Girls Girls Girls review – fun but derivative Finnish three-hander
Though it cribs a bit too much from Booksmart and Sex Education, this teen dramedy is lifted by a trio of funny, lived-in performances
Alli Haapasalo’s Girls Girls Girls has also been going by Girl Picture in English-language territories but, if you had to pick just one, it’s the former title that best sums up this raucous but rather derivative teen dramedy. As befits the triple repetition of the title, this is a real three-hander, following three teenage girls across three weeks of their lives in the Finnish winter looking for love, athletic success, and good sex, all of which prove elusive in their own ways.

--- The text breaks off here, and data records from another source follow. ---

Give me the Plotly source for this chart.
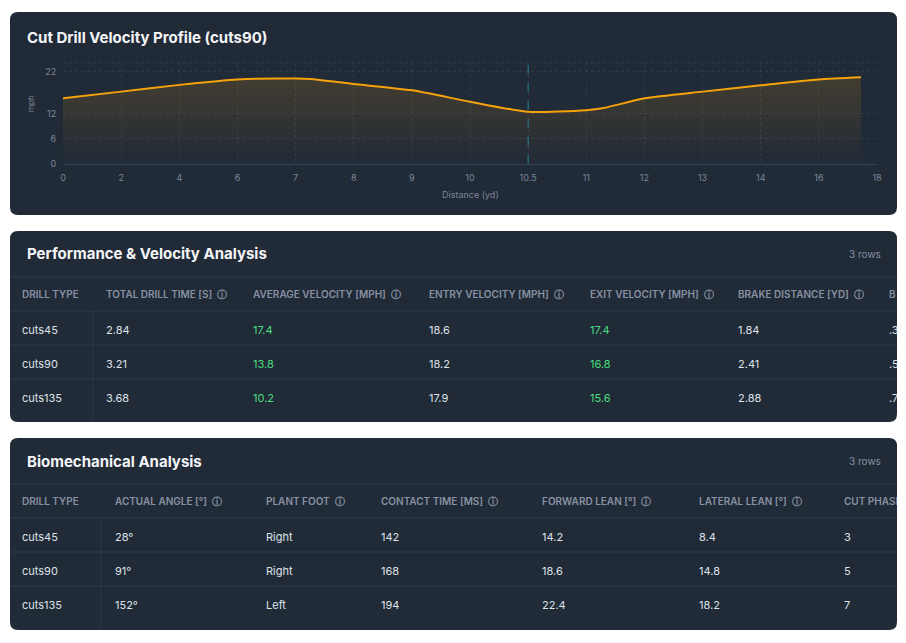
import plotly.graph_objects as go
import numpy as np

# velocity profile (cuts90)
tick_distances = [0, 2, 4, 6, 7, 8, 9, 10, 10.5, 11, 12, 13, 14, 16, 18]
tick_labels = ["0", "2", "4", "6", "7", "8", "9", "10", "10.5", "11", "12", "13", "14", "16", "18"]
distance_yd = [0, 2, 4, 6, 7, 7.25, 8, 9, 10, 10.5, 11, 11.3, 12, 13, 14, 16, 17.45]
velocity_mph = [15.6, 17.2, 18.8, 20.1, 20.3, 20.2, 19.0, 17.5, 14.8, 12.4, 12.8, 13.3, 15.6, 17.2, 18.7, 20.1, 20.6]
cut_distance = 10.5
y_ticks = [0, 6, 12, 22]

# performance table
drill_types = ["cuts45", "cuts90", "cuts135"]
total_drill_time = [2.84, 3.21, 3.68]
average_velocity = [17.4, 13.8, 10.2]
entry_velocity = [18.6, 18.2, 17.9]
exit_velocity = [17.4, 16.8, 15.6]
brake_distance = [1.84, 2.41, 2.88]
clipped_col = [".3", ".5", ".7"]

# biomechanical table
actual_angle = [28, 91, 152]
plant_foot = ["Right", "Right", "Left"]
contact_time = [142, 168, 194]
forward_lean = [14.2, 18.6, 22.4]
lateral_lean = [8.4, 14.8, 18.2]
cut_phase = [3, 5, 7]

W, H = 906, 643
CARD = "#212a37"
LINE = "rgba(255,255,255,0.07)"
HEAD = "#8791a3"
BODY = "#dde2e9"
GREEN = "#4ade80"
FONT = "Inter"


def fx(p):
    return p / W


def fy(p):
    return 1 - p / H


def card_path(x0, y0, x1, y1, r=8):
    rx, ry = r / W, r / H
    a, b, c, d = fx(x0), fy(y0), fx(x1), fy(y1)
    return (f"M{a + rx},{b} L{c - rx},{b} Q{c},{b} {c},{b - ry} "
            f"L{c},{d + ry} Q{c},{d} {c - rx},{d} L{a + rx},{d} "
            f"Q{a},{d} {a},{d + ry} L{a},{b - ry} Q{a},{b} {a + rx},{b} Z")


fig = go.Figure()

# ---- chart ----
xs = np.interp(distance_yd, tick_distances, range(len(tick_distances)))
fig.add_trace(go.Scatter(
    x=xs, y=velocity_mph, mode="lines",
    line=dict(color="#f5a20b", width=2, shape="spline", smoothing=0.6),
    fill="tozeroy",
    fillgradient=dict(type="vertical", start=0, stop=21,
                      colorscale=[[0, "rgba(245,162,11,0.0)"], [1, "rgba(245,162,11,0.16)"]]),
    hoverinfo="skip", showlegend=False, xaxis="x", yaxis="y",
))

cut_x = float(np.interp(cut_distance, tick_distances, range(len(tick_distances))))

shapes = []
for (y0, y1) in [(12, 215), (231, 422), (438, 630)]:
    shapes.append(dict(type="path", path=card_path(10, y0, 897, y1), xref="paper", yref="paper",
                       fillcolor=CARD, line=dict(width=0), layer="below"))

shapes.append(dict(type="line", xref="x", yref="y domain", x0=cut_x, x1=cut_x, y0=0, y1=1,
                   line=dict(color="rgba(34,190,220,0.55)", width=1, dash="dash")))
shapes.append(dict(type="line", xref="x domain", yref="y domain", x0=0, x1=1, y0=1, y1=1,
                   line=dict(color=LINE, width=1, dash="dot")))

annotations = [
    dict(text="Cut Drill Velocity Profile (cuts90)", x=fx(25), y=fy(38), xref="paper", yref="paper",
         xanchor="left", yanchor="middle", showarrow=False,
         font=dict(family=FONT, size=15, color="#f3f5f8", weight=700)),
    dict(text="Distance (yd)", x=fx(470), y=fy(195), xref="paper", yref="paper",
         xanchor="center", yanchor="middle",
         showarrow=False, font=dict(family=FONT, size=9, color="#7d8797")),
    dict(text="mph", x=fx(31), y=fy(104), xref="paper", yref="paper", textangle=-90,
         xanchor="center", yanchor="middle",
         showarrow=False, font=dict(family=FONT, size=8, color="#7d8797")),
]


# ---- tables ----
def add_table(ax, top, bottom, title, cols, first_w):
    # cols: list of (x, header, values, color)
    head_y = top + 64
    row_ys = [top + 100 + 34 * i for i in range(3)]
    for (x, header, values, color) in cols:
        fig.add_trace(go.Scatter(
            x=[x], y=[head_y], mode="text", text=[header], textposition="middle right",
            textfont=dict(family=FONT, size=10, color=HEAD, weight=600),
            cliponaxis=True, hoverinfo="skip", showlegend=False,
            xaxis="x" + ax, yaxis="y" + ax))
        fig.add_trace(go.Scatter(
            x=[x] * len(values), y=row_ys, mode="text", text=[str(v) for v in values],
            textposition="middle right",
            textfont=dict(family=FONT, size=11, color=color),
            cliponaxis=True, hoverinfo="skip", showlegend=False,
            xaxis="x" + ax, yaxis="y" + ax))
    annotations.append(dict(text=title, x=fx(25), y=fy(top + 23), xref="paper", yref="paper",
                            xanchor="left", yanchor="middle", showarrow=False,
                            font=dict(family=FONT, size=15, color="#f3f5f8", weight=700)))
    annotations.append(dict(text="3 rows", x=fx(883), y=fy(top + 23), xref="paper", yref="paper",
                            xanchor="right", yanchor="middle", showarrow=False,
                            font=dict(family=FONT, size=10, color=HEAD)))
    for yy in [top + 46, top + 80, top + 114, top + 148]:
        shapes.append(dict(type="line", xref="paper", yref="paper", x0=fx(10), x1=fx(897),
                           y0=fy(yy), y1=fy(yy), line=dict(color=LINE, width=1)))
    shapes.append(dict(type="line", xref="paper", yref="paper", x0=fx(first_w), x1=fx(first_w),
                       y0=fy(top + 80), y1=fy(bottom), line=dict(color="rgba(255,255,255,0.05)", width=1)))
    return dict(domain=[fx(10), fx(897)], range=[10, 897], visible=False, automargin=False,
                anchor="y" + ax), \
        dict(domain=[fy(bottom), fy(top)], range=[bottom, top], visible=False, automargin=False,
             anchor="x" + ax)


ico = "  ⓘ"
xa2, ya2 = add_table("2", 231, 422, "Performance & Velocity Analysis", [
    (22, "DRILL TYPE", drill_types, BODY),
    (106, "TOTAL DRILL TIME [S]" + ico, total_drill_time, BODY),
    (253, "AVERAGE VELOCITY [MPH]" + ico, average_velocity, GREEN),
    (429, "ENTRY VELOCITY [MPH]" + ico, entry_velocity, BODY),
    (590, "EXIT VELOCITY [MPH]" + ico, exit_velocity, GREEN),
    (738, "BRAKE DISTANCE [YD]" + ico, brake_distance, BODY),
    (889, "B", clipped_col, BODY),
], 93)

xa3, ya3 = add_table("3", 438, 630, "Biomechanical Analysis", [
    (22, "DRILL TYPE", drill_types, BODY),
    (115, "ACTUAL ANGLE [°]" + ico, [f"{a}°" for a in actual_angle], BODY),
    (266, "PLANT FOOT" + ico, plant_foot, BODY),
    (381, "CONTACT TIME [MS]" + ico, contact_time, BODY),
    (542, "FORWARD LEAN [°]" + ico, forward_lean, BODY),
    (699, "LATERAL LEAN [°]" + ico, lateral_lean, BODY),
    (844, "CUT PHASE", cut_phase, BODY),
], 101)

fig.update_layout(
    width=W, height=H, margin=dict(l=0, r=0, t=0, b=0, pad=0, autoexpand=False),
    paper_bgcolor="white", plot_bgcolor="rgba(0,0,0,0)",
    font=dict(family=FONT),
    xaxis=dict(domain=[fx(63), fx(877)], range=[0, len(tick_distances) - 1],
               tickvals=list(range(len(tick_distances))), ticktext=tick_labels,
               showgrid=True, gridcolor=LINE, griddash="dot", zeroline=False,
               showline=True, linecolor="rgba(148,163,184,0.22)", automargin=False,
               ticks="outside", ticklen=5, tickcolor="rgba(0,0,0,0)",
               tickfont=dict(family=FONT, size=9, color="#7d8797"), anchor="y"),
    yaxis=dict(domain=[fy(164), fy(63)], range=[0, 24], tickvals=y_ticks,
               showgrid=True, gridcolor=LINE, griddash="dot", zeroline=False, automargin=False,
               ticks="outside", ticklen=4, tickcolor="rgba(0,0,0,0)",
               tickfont=dict(family=FONT, size=9, color="#7d8797"), anchor="x"),
    xaxis2=xa2, yaxis2=ya2, xaxis3=xa3, yaxis3=ya3,
    shapes=shapes, annotations=annotations,
)

# pin the figure to the window origin with no page margin or scrollbars
page_fix = ("document.body.style.margin='0';"
            "document.body.style.overflow='hidden';"
            "document.documentElement.style.overflow='hidden';")
fig.write_html("out.html", config={"displayModeBar": False}, post_script=page_fix)
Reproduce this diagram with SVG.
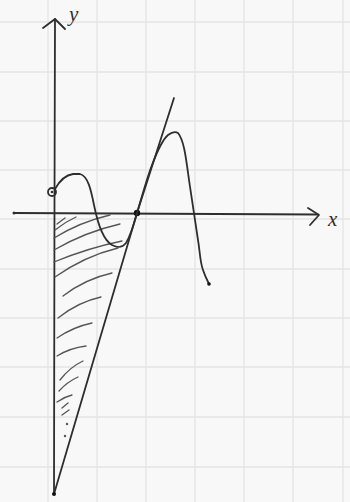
<svg xmlns="http://www.w3.org/2000/svg" width="350" height="502" viewBox="0 0 350 502">
<style>
.grid line{stroke:#e4e4e4;stroke-width:1.3}
.ink{fill:none;stroke:#2e2e2e;stroke-width:1.8;stroke-linecap:round;stroke-linejoin:round}
.hatch path{fill:none;stroke:#555;stroke-width:1.3;stroke-linecap:round}
.lbl{font-family:"Liberation Serif",serif;font-style:italic;font-size:21px;fill:#2e2e2e}
</style>
<rect width="350" height="502" fill="#f8f8f8"/>
<g class="grid">
<line x1="48" y1="0" x2="48" y2="502"/><line x1="97" y1="0" x2="97" y2="502"/><line x1="146" y1="0" x2="146" y2="502"/><line x1="195" y1="0" x2="195" y2="502"/><line x1="244" y1="0" x2="244" y2="502"/><line x1="293" y1="0" x2="293" y2="502"/><line x1="343" y1="0" x2="343" y2="502"/>
<line x1="0" y1="22" x2="350" y2="22"/><line x1="0" y1="72" x2="350" y2="72"/><line x1="0" y1="121" x2="350" y2="121"/><line x1="0" y1="170" x2="350" y2="170"/><line x1="0" y1="219" x2="350" y2="219"/><line x1="0" y1="269" x2="350" y2="269"/><line x1="0" y1="318" x2="350" y2="318"/><line x1="0" y1="367" x2="350" y2="367"/><line x1="0" y1="417" x2="350" y2="417"/><line x1="0" y1="467" x2="350" y2="467"/>
</g>
<g id="axes">
<path class="ink" d="M14,213 L318,214.5"/>
<path class="ink" d="M308,208 L319,215 L310,225"/>
<circle cx="14" cy="213" r="1.5" fill="#2e2e2e"/>
<path class="ink" d="M55,19 L54.5,200 L54,494"/>
<path class="ink" d="M43,28 L55,19 L65,29"/>
<text class="lbl" x="328" y="226">x</text>
<text class="lbl" x="69" y="21">y</text>
</g>
<g class="hatch" id="hatch">
<path d="M57,224 L65,218"/>
<path d="M55,230 Q65,222 76,217"/>
<path d="M54,238 Q80,222 110,215"/>
<path d="M54,250 Q85,232 120,224"/>
<path d="M54,262 Q88,248 122,241"/>
<path d="M55,277 Q85,256 118,248"/>
<path d="M63,296 Q85,279 112,273"/>
<path d="M58,318 Q78,302 101,297"/>
<path d="M57,338 Q73,327 92,323"/>
<path d="M57,356 Q70,348 86,346"/>
<path d="M60,380 Q70,367 83,361"/>
<path d="M59,391 Q67,382 78,377"/>
<path d="M57,402 Q64,397 72,395"/>
<path d="M62,408 L68,403"/>
<path d="M62,415 L69,410"/>
<circle cx="67" cy="424" r="1.2" fill="#555"/>
<circle cx="65" cy="436" r="1.2" fill="#555"/>
</g>
<g id="tangent">
<path class="ink" d="M174,98 L137,213 L54,494"/>
<circle cx="137" cy="213" r="3.2" fill="#111"/>
<circle cx="54" cy="494" r="2" fill="#111"/>
</g>
<g id="curve">
<circle cx="52" cy="192" r="4" fill="none" stroke="#2e2e2e" stroke-width="1.8"/>
<circle cx="52" cy="192" r="1.3" fill="#2e2e2e"/>
<path class="ink" d="M55,189 C60,180 66,175 73,174 L80,174 C88,176 91,190 94,205 C98,225 103,240 112,245 C118,248 122,248 126,243 C131,235 134,224 137,213 C142,196 147,178 152,165 C157,152 162,140 168,135 C172,132 175,131 178,133 C184,140 186,158 189,180 C192,200 195,220 198,240 C200,252 200,262 203,270 C205,276 207,280 209,284"/>
<circle cx="209" cy="284" r="1.8" fill="#111"/>
</g>
</svg>
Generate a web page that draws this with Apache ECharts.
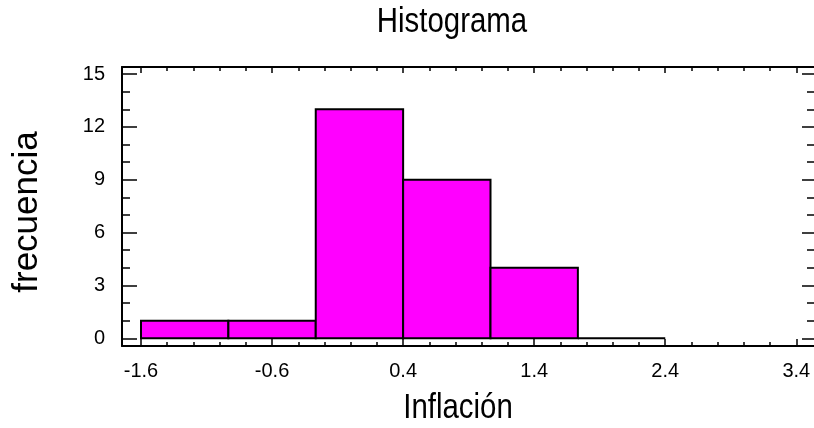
<!DOCTYPE html>
<html>
<head>
<meta charset="utf-8">
<script src="https://cdn.jsdelivr.net/npm/echarts@6/dist/echarts.min.js"></script>
<style>
  html, body { margin: 0; padding: 0; background: #fff; }
  #main { width: 814px; height: 428px; }
</style>
</head>
<body>
<div id="main"></div>
<script>
// bins of width 2/3 from -1.6 to 2.4
const binStart = [-1.6, -0.9333, -0.2667, 0.4, 1.0667, 1.7333];
const binEnd = [-0.9333, -0.2667, 0.4, 1.0667, 1.7333, 2.4];
const counts = [1, 1, 13, 9, 4, 0];

const xMajor = [-1.6, -0.6, 0.4, 1.4, 2.4, 3.4];
const xMinor = [-1.4, -1.2, -1.0, -0.8, -0.4, -0.2, 0, 0.2, 0.6, 0.8, 1.0, 1.2,
  1.6, 1.8, 2.0, 2.2, 2.6, 2.8, 3.0, 3.2];
const yMajor = [0, 3, 6, 9, 12, 15];
const yMinor = [1, 2, 4, 5, 7, 8, 10, 11, 13, 14];

const XMIN = -1.745, XMAX = 3.535;
const YMIN = -0.44, YMAX = 15.4;

const font = "'Liberation Sans', Arial, sans-serif";

const chart = echarts.init(document.getElementById('main'));

function xAx(pos, ticks, len, opts) {
  return Object.assign({
    type: 'value', position: pos, min: XMIN, max: XMAX,
    splitLine: { show: false },
    axisLine: { show: false, onZero: false },
    axisTick: { show: true, inside: true, length: len, customValues: ticks,
      lineStyle: { color: '#000', width: 1.5 } },
    axisLabel: { show: false }
  }, opts || {});
}
function yAx(pos, ticks, len, opts) {
  return Object.assign({
    type: 'value', position: pos, min: YMIN, max: YMAX,
    splitLine: { show: false },
    axisLine: { show: false, onZero: false },
    axisTick: { show: true, inside: true, length: len, customValues: ticks,
      lineStyle: { color: '#000', width: 1.5 } },
    axisLabel: { show: false }
  }, opts || {});
}

const option = {
  animation: false,
  backgroundColor: '#fff',
  // titles drawn as graphic text so they can be condensed like the original
  graphic: [
    { type: 'text', x: 452, y: 22, scaleX: 0.84,
      style: { text: 'Histograma', fontFamily: font, fontSize: 35, fill: '#000',
        textAlign: 'center', textVerticalAlign: 'middle' } },
    { type: 'text', x: 458, y: 408, scaleX: 0.84,
      style: { text: 'Inflación', fontFamily: font, fontSize: 35, fill: '#000',
        textAlign: 'center', textVerticalAlign: 'middle' } },
    { type: 'text', x: 27, y: 212, rotation: Math.PI / 2,
      style: { text: 'frecuencia', fontFamily: font, fontSize: 35, fill: '#000',
        textAlign: 'center', textVerticalAlign: 'middle' } }
  ],
  grid: { left: 122, right: 0, top: 67, bottom: 82 },
  xAxis: [
    xAx('bottom', xMajor, 7, {
      axisLine: { show: true, onZero: false, lineStyle: { color: '#000', width: 2 } },
      axisLabel: { show: true, customValues: xMajor, margin: 15,
        fontFamily: font, fontSize: 20, color: '#000' }
    }),
    xAx('bottom', xMinor, 4),
    xAx('top', xMajor, 6, {
      axisLine: { show: true, onZero: false, lineStyle: { color: '#000', width: 2 } }
    }),
    xAx('top', xMinor, 4)
  ],
  yAxis: [
    yAx('left', yMajor, 15, {
      axisLine: { show: true, onZero: false, lineStyle: { color: '#000', width: 2 } },
      axisLabel: { show: true, customValues: yMajor, margin: 17,
        fontFamily: font, fontSize: 20, color: '#000' }
    }),
    yAx('left', yMinor, 8),
    yAx('right', yMajor, 12),
    yAx('right', yMinor, 7)
  ],
  series: [{
    type: 'custom',
    xAxisIndex: 0, yAxisIndex: 0,
    data: counts.map((c, i) => [binStart[i], binEnd[i], c]),
    renderItem: function (params, api) {
      const p0 = api.coord([api.value(0), 0]);
      const p1 = api.coord([api.value(1), api.value(2)]);
      return {
        type: 'rect',
        shape: { x: p0[0], y: p1[1], width: p1[0] - p0[0], height: p0[1] - p1[1] },
        style: { fill: '#ff00ff', stroke: '#000', lineWidth: 2 }
      };
    }
  }]
};

chart.setOption(option);
</script>
</body>
</html>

If there is a lead amidst this mostly equal ensemble, it is Mimmi (Aamu Milonoff), self-possessed and performatively cynical, already living on her own, apart from her terrible mother, who has essentially forgotten all about Mimmi following her second marriage and new young child. Listless and disappointed and ready to take that disappointment out on anyone she encounters, Mimmi’s life is upended when she meets Emma (Linneia Leino), a figure skater whose chosen passion has, until now, utterly consumed her life.
There’s an instant spark between the pair, and it’s not long before they’re dating, though the exact durability of their love is kept as a bit of a thorny question – each is using the other as an escape from their respective selves and home lives, which inevitably leads to conflict. Meanwhile, completing the trio is Ronkko (Eleonoora Kauhanen), Mimmi’s best friend whose fruitless quest for an orgasm has left her disillusioned with the idea of romance as a whole.
All three girls give compelling performances and share a chemistry that immediately grounds you in their various relationships – it’s particularly easy to imagine years of friendship between Mimmi and Ronkko – and it’s this chemistry that keeps Girls Girls Girls going even when the plot stumbles. The inevitable nadir of the Mimmi-Emma relationship, when it does come, strains credulity, the pair suddenly acting less like teenagers and more like long-jaded adults, and there’s a lack of originality that detracts from the lived-in acting.
The shades of Olivia Wilde’s Booksmart are obvious – the two films even share a needle drop of Perfume Genius’s “Slip Away” in the midst of a boisterous party – and comparisons between the two generally don’t flatter Haapasalo’s film. Ronkko’s story, also, often seems lifted almost wholesale from the Sex Education subplot involving Aimee-Lou Wood’s Amy (Kauhanen even sometimes seems styled after this character). The coming-of-age story is hard to be particularly novel in, granted, but this familiarity just makes the world here feel a bit less real.
Happily, though, Haapasolo finds a more unique angle through her setting. The near-perpetual dark of the Finnish winter lends Girls Girls Girls a bleakly beautiful visual world all its own, while the less uptight Scandi social norms keep some of the typical American parental or legal dramas at bay. Of the two Finnish coming-of-agers that have released in UK cinemas in the last few weeks (one of 2022’s odder cinematic mini-trends), Girls Girls Girls doesn’t have the sort of staying power that Hatching did, but it’s still a lot of fun in the moment, even if it very rarely surprises.
Girls Girls Girls is released in UK cinemas on 30 September.